▶ _WHAT IS ASKED_: Return each line of the data below verbatim; pictures are to be left out.

▶ _SUPPLIED MATERIAL_:
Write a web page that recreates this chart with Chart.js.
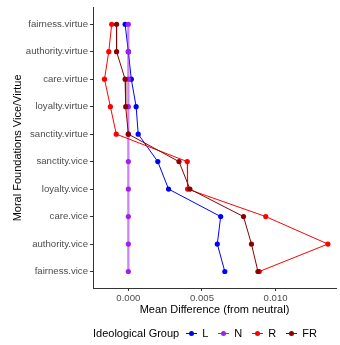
<!DOCTYPE html>
<html><head><meta charset="utf-8">
<script src="https://cdn.jsdelivr.net/npm/chart.js@4"></script>
<style>
html,body{margin:0;padding:0;background:#fff;}
#wrap{position:relative;width:340px;height:345px;}
canvas{position:absolute;left:0;top:0;}
#legend{position:absolute;top:325px;left:93px;height:16px;display:flex;align-items:center;font-family:"Liberation Sans",Arial,sans-serif;font-size:11px;color:#000;white-space:nowrap;}
.key{position:relative;width:11px;height:16px;margin-left:7px;margin-right:5px;}
.key .ln{position:absolute;left:0;right:0;top:7.5px;height:1px;}
.key .pt{position:absolute;left:3px;top:5.5px;width:5px;height:5px;border-radius:50%;}
</style></head>
<body>
<div id="wrap"><canvas id="c" width="340" height="345"></canvas><div id="legend"></div></div>
<script>
const categories = ['fairness.virtue','authority.virtue','care.virtue','loyalty.virtue','sanctity.virtue','sanctity.vice','loyalty.vice','care.vice','authority.vice','fairness.vice'];
const groupNames = ['L','N','R','FR'];
const valuesL  = [-0.00022, 0.00000, 0.00020, 0.00053, 0.00067, 0.00200, 0.00273, 0.00627, 0.00604, 0.00655];
const valuesN  = [0, 0, 0, 0, 0, 0, 0, 0, 0, 0];
const valuesR  = [-0.00113, -0.00133, -0.00162, -0.00122, -0.00082, 0.00400, 0.00402, 0.00933, 0.01355, 0.00889];
const valuesFR = [-0.00080, -0.00080, -0.00022, -0.00018, 0.00000, 0.00344, 0.00418, 0.00782, 0.00836, 0.00880];
const xTicks = [0, 0.005, 0.010];

const colors = {L:'#0000FF', N:'#A020F0', R:'#FF0000', FR:'#8B0000'};
const lineColors = {L:'#0000FF', N:'rgba(160,32,240,0.55)', R:'#FF0000', FR:'#8B0000'};
const lineWidths = {L:1, N:2.3, R:1, FR:1};
const seriesValues = {L:valuesL, N:valuesN, R:valuesR, FR:valuesFR};
const family = '"Liberation Sans", Arial, sans-serif';

// Chart.js draws dataset 0 on top, so reverse ggplot order (FR on top)
const datasets = groupNames.slice().reverse().map(g => ({
  label: g,
  data: seriesValues[g].map((v, i) => ({x: v, y: i + 1})),
  showLine: true,
  borderColor: lineColors[g],
  borderWidth: lineWidths[g],
  backgroundColor: colors[g],
  pointBackgroundColor: colors[g],
  pointBorderColor: colors[g],
  pointBorderWidth: 0,
  pointRadius: 2.6,
  tension: 0,
  clip: false
}));

new Chart(document.getElementById('c'), {
  type: 'scatter',
  data: {datasets},
  options: {
    responsive: false,
    animation: false,
    devicePixelRatio: 1,
    layout: {padding: {top: 7, right: 0, bottom: 28, left: 0}},
    plugins: {legend: {display: false}, tooltip: {enabled: false}},
    scales: {
      x: {
        type: 'linear', min: -0.0024, max: 0.0141,
        afterBuildTicks: a => { a.ticks = xTicks.map(v => ({value: v})); },
        afterFit: a => { a.height = 29; },
        ticks: {callback: v => (Math.abs(v) < 1e-12 ? 0 : Number(v)).toFixed(3), font: {size: 9.6, family}, color: '#4d4d4d', padding: 2, maxRotation: 0, autoSkip: false},
        grid: {display: true, drawOnChartArea: false, drawTicks: true, tickLength: 3, color: '#333'},
        border: {display: true, color: '#333', width: 1},
        title: {display: true, text: 'Mean Difference (from neutral)', font: {size: 11, family}, color: '#000', padding: {top: 0, bottom: 0}}
      },
      y: {
        type: 'linear', reverse: true, min: 0.4, max: 10.6,
        afterBuildTicks: a => { a.ticks = categories.map((c, i) => ({value: i + 1})); },
        afterFit: a => { a.width = 93; },
        ticks: {callback: v => categories[Math.round(v) - 1], font: {size: 9.6, family}, color: '#4d4d4d', padding: 2, autoSkip: false},
        grid: {display: true, drawOnChartArea: false, drawTicks: true, tickLength: 3, color: '#333'},
        border: {display: true, color: '#333', width: 1},
        title: {display: true, text: 'Moral Foundations Vice/Virtue', font: {size: 11, family}, color: '#000', padding: {top: 11, bottom: 0}}
      }
    }
  }
});

// HTML legend
const leg = document.getElementById('legend');
const t = document.createElement('span');
t.textContent = 'Ideological Group';
leg.appendChild(t);
groupNames.forEach(g => {
  const k = document.createElement('span'); k.className = 'key';
  const ln = document.createElement('span'); ln.className = 'ln'; ln.style.background = colors[g];
  const pt = document.createElement('span'); pt.className = 'pt'; pt.style.background = colors[g];
  k.appendChild(ln); k.appendChild(pt); leg.appendChild(k);
  const lab = document.createElement('span'); lab.textContent = g; lab.style.marginRight = '3px';
  leg.appendChild(lab);
});
</script>
</body></html>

▶ _FULL SOLUTION_:
Write a web page that recreates this chart with Chart.js.
<!DOCTYPE html>
<html><head><meta charset="utf-8">
<script src="https://cdn.jsdelivr.net/npm/chart.js@4"></script>
<style>
html,body{margin:0;padding:0;background:#fff;}
#wrap{position:relative;width:340px;height:345px;}
canvas{position:absolute;left:0;top:0;}
#legend{position:absolute;top:325px;left:93px;height:16px;display:flex;align-items:center;font-family:"Liberation Sans",Arial,sans-serif;font-size:11px;color:#000;white-space:nowrap;}
.key{position:relative;width:11px;height:16px;margin-left:7px;margin-right:5px;}
.key .ln{position:absolute;left:0;right:0;top:7.5px;height:1px;}
.key .pt{position:absolute;left:3px;top:5.5px;width:5px;height:5px;border-radius:50%;}
</style></head>
<body>
<div id="wrap"><canvas id="c" width="340" height="345"></canvas><div id="legend"></div></div>
<script>
const categories = ['fairness.virtue','authority.virtue','care.virtue','loyalty.virtue','sanctity.virtue','sanctity.vice','loyalty.vice','care.vice','authority.vice','fairness.vice'];
const groupNames = ['L','N','R','FR'];
const valuesL  = [-0.00022, 0.00000, 0.00020, 0.00053, 0.00067, 0.00200, 0.00273, 0.00627, 0.00604, 0.00655];
const valuesN  = [0, 0, 0, 0, 0, 0, 0, 0, 0, 0];
const valuesR  = [-0.00113, -0.00133, -0.00162, -0.00122, -0.00082, 0.00400, 0.00402, 0.00933, 0.01355, 0.00889];
const valuesFR = [-0.00080, -0.00080, -0.00022, -0.00018, 0.00000, 0.00344, 0.00418, 0.00782, 0.00836, 0.00880];
const xTicks = [0, 0.005, 0.010];

const colors = {L:'#0000FF', N:'#A020F0', R:'#FF0000', FR:'#8B0000'};
const lineColors = {L:'#0000FF', N:'rgba(160,32,240,0.55)', R:'#FF0000', FR:'#8B0000'};
const lineWidths = {L:1, N:2.3, R:1, FR:1};
const seriesValues = {L:valuesL, N:valuesN, R:valuesR, FR:valuesFR};
const family = '"Liberation Sans", Arial, sans-serif';

// Chart.js draws dataset 0 on top, so reverse ggplot order (FR on top)
const datasets = groupNames.slice().reverse().map(g => ({
  label: g,
  data: seriesValues[g].map((v, i) => ({x: v, y: i + 1})),
  showLine: true,
  borderColor: lineColors[g],
  borderWidth: lineWidths[g],
  backgroundColor: colors[g],
  pointBackgroundColor: colors[g],
  pointBorderColor: colors[g],
  pointBorderWidth: 0,
  pointRadius: 2.6,
  tension: 0,
  clip: false
}));

new Chart(document.getElementById('c'), {
  type: 'scatter',
  data: {datasets},
  options: {
    responsive: false,
    animation: false,
    devicePixelRatio: 1,
    layout: {padding: {top: 7, right: 0, bottom: 28, left: 0}},
    plugins: {legend: {display: false}, tooltip: {enabled: false}},
    scales: {
      x: {
        type: 'linear', min: -0.0024, max: 0.0141,
        afterBuildTicks: a => { a.ticks = xTicks.map(v => ({value: v})); },
        afterFit: a => { a.height = 29; },
        ticks: {callback: v => (Math.abs(v) < 1e-12 ? 0 : Number(v)).toFixed(3), font: {size: 9.6, family}, color: '#4d4d4d', padding: 2, maxRotation: 0, autoSkip: false},
        grid: {display: true, drawOnChartArea: false, drawTicks: true, tickLength: 3, color: '#333'},
        border: {display: true, color: '#333', width: 1},
        title: {display: true, text: 'Mean Difference (from neutral)', font: {size: 11, family}, color: '#000', padding: {top: 0, bottom: 0}}
      },
      y: {
        type: 'linear', reverse: true, min: 0.4, max: 10.6,
        afterBuildTicks: a => { a.ticks = categories.map((c, i) => ({value: i + 1})); },
        afterFit: a => { a.width = 93; },
        ticks: {callback: v => categories[Math.round(v) - 1], font: {size: 9.6, family}, color: '#4d4d4d', padding: 2, autoSkip: false},
        grid: {display: true, drawOnChartArea: false, drawTicks: true, tickLength: 3, color: '#333'},
        border: {display: true, color: '#333', width: 1},
        title: {display: true, text: 'Moral Foundations Vice/Virtue', font: {size: 11, family}, color: '#000', padding: {top: 11, bottom: 0}}
      }
    }
  }
});

// HTML legend
const leg = document.getElementById('legend');
const t = document.createElement('span');
t.textContent = 'Ideological Group';
leg.appendChild(t);
groupNames.forEach(g => {
  const k = document.createElement('span'); k.className = 'key';
  const ln = document.createElement('span'); ln.className = 'ln'; ln.style.background = colors[g];
  const pt = document.createElement('span'); pt.className = 'pt'; pt.style.background = colors[g];
  k.appendChild(ln); k.appendChild(pt); leg.appendChild(k);
  const lab = document.createElement('span'); lab.textContent = g; lab.style.marginRight = '3px';
  leg.appendChild(lab);
});
</script>
</body></html>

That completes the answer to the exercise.